Objective:
Copy all of the material word for word, except for the pictures.

>>>

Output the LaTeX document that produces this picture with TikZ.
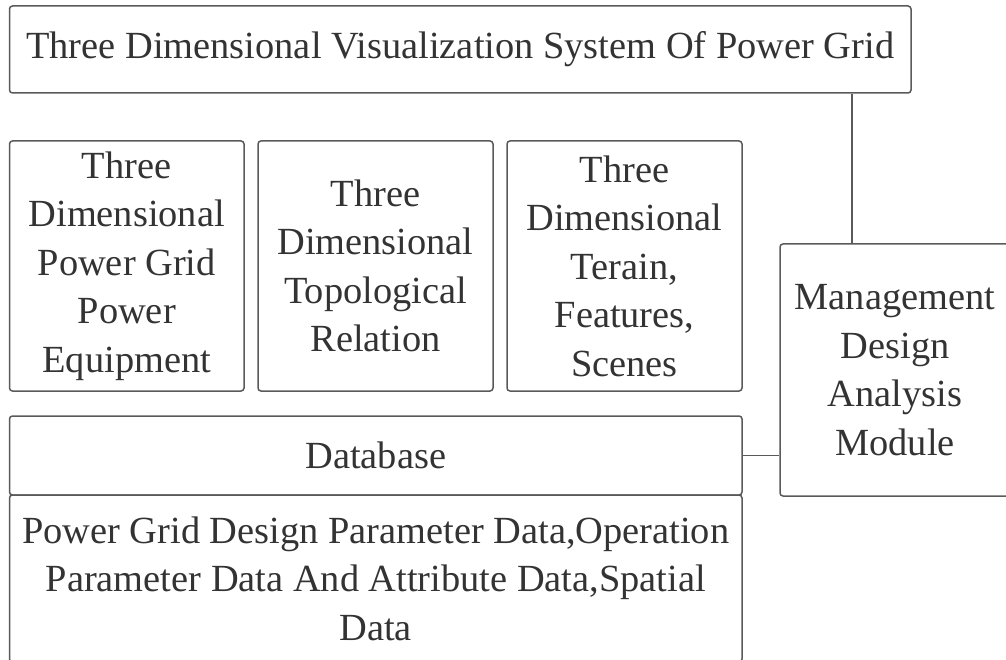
\documentclass[tikz,border=0pt]{standalone}
\usepackage{fontspec}
\setmainfont{Liberation Serif}
\definecolor{linec}{HTML}{5A5A5A}
\definecolor{textc}{HTML}{333333}
\tikzset{
  box/.style={draw=linec, line width=1.5pt, rounded corners=3pt, align=center,
    inner sep=0pt, text=textc, font=\fontsize{38.4}{48.5}\selectfont},
  link/.style={draw=linec, line width=1.5pt}
}
\begin{document}
\begin{tikzpicture}[x=1pt,y=-1pt]
\path[use as bounding box, clip] (0,0) rectangle (1006,660);
\node[box, minimum width=901.5pt, minimum height=87pt] (top) at (460.25,49.5)
  {Three Dimensional Visualization System Of Power Grid};
\node[box, minimum width=234.5pt, minimum height=250pt] (b1) at (126.75,266)
  {Three\\Dimensional\\Power Grid\\Power\\Equipment};
\node[box, minimum width=235pt, minimum height=250pt] (b2) at (375.5,266)
  {Three\\Dimensional\\Topological\\Relation};
\node[box, minimum width=235pt, minimum height=250pt] (b3) at (624.5,266)
  {Three\\Dimensional\\Terain,\\Features,\\Scenes};
\node[box, minimum width=230pt, minimum height=252pt] (mgmt) at (895,370)
  {Management\\Design\\Analysis\\Module};
\node[box, minimum width=732.5pt, minimum height=79pt] (db) at (375.75,455.5)
  {Database};
\node[box, minimum width=732.5pt, minimum height=167pt] (data) at (375.75,578.5)
  {Power Grid Design Parameter Data,Operation\\Parameter Data And Attribute Data,Spatial\\Data};
\coordinate (tap) at (852,0);
\draw[link] (top.south -| tap) -- (mgmt.north -| tap);
\draw[link] (db.east) -- (db.east -| mgmt.west);
\end{tikzpicture}
\end{document}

<<<

Output for this task:
Output the LaTeX document that produces this picture with TikZ.
\documentclass[tikz,border=0pt]{standalone}
\usepackage{fontspec}
\setmainfont{Liberation Serif}
\definecolor{linec}{HTML}{5A5A5A}
\definecolor{textc}{HTML}{333333}
\tikzset{
  box/.style={draw=linec, line width=1.5pt, rounded corners=3pt, align=center,
    inner sep=0pt, text=textc, font=\fontsize{38.4}{48.5}\selectfont},
  link/.style={draw=linec, line width=1.5pt}
}
\begin{document}
\begin{tikzpicture}[x=1pt,y=-1pt]
\path[use as bounding box, clip] (0,0) rectangle (1006,660);
\node[box, minimum width=901.5pt, minimum height=87pt] (top) at (460.25,49.5)
  {Three Dimensional Visualization System Of Power Grid};
\node[box, minimum width=234.5pt, minimum height=250pt] (b1) at (126.75,266)
  {Three\\Dimensional\\Power Grid\\Power\\Equipment};
\node[box, minimum width=235pt, minimum height=250pt] (b2) at (375.5,266)
  {Three\\Dimensional\\Topological\\Relation};
\node[box, minimum width=235pt, minimum height=250pt] (b3) at (624.5,266)
  {Three\\Dimensional\\Terain,\\Features,\\Scenes};
\node[box, minimum width=230pt, minimum height=252pt] (mgmt) at (895,370)
  {Management\\Design\\Analysis\\Module};
\node[box, minimum width=732.5pt, minimum height=79pt] (db) at (375.75,455.5)
  {Database};
\node[box, minimum width=732.5pt, minimum height=167pt] (data) at (375.75,578.5)
  {Power Grid Design Parameter Data,Operation\\Parameter Data And Attribute Data,Spatial\\Data};
\coordinate (tap) at (852,0);
\draw[link] (top.south -| tap) -- (mgmt.north -| tap);
\draw[link] (db.east) -- (db.east -| mgmt.west);
\end{tikzpicture}
\end{document}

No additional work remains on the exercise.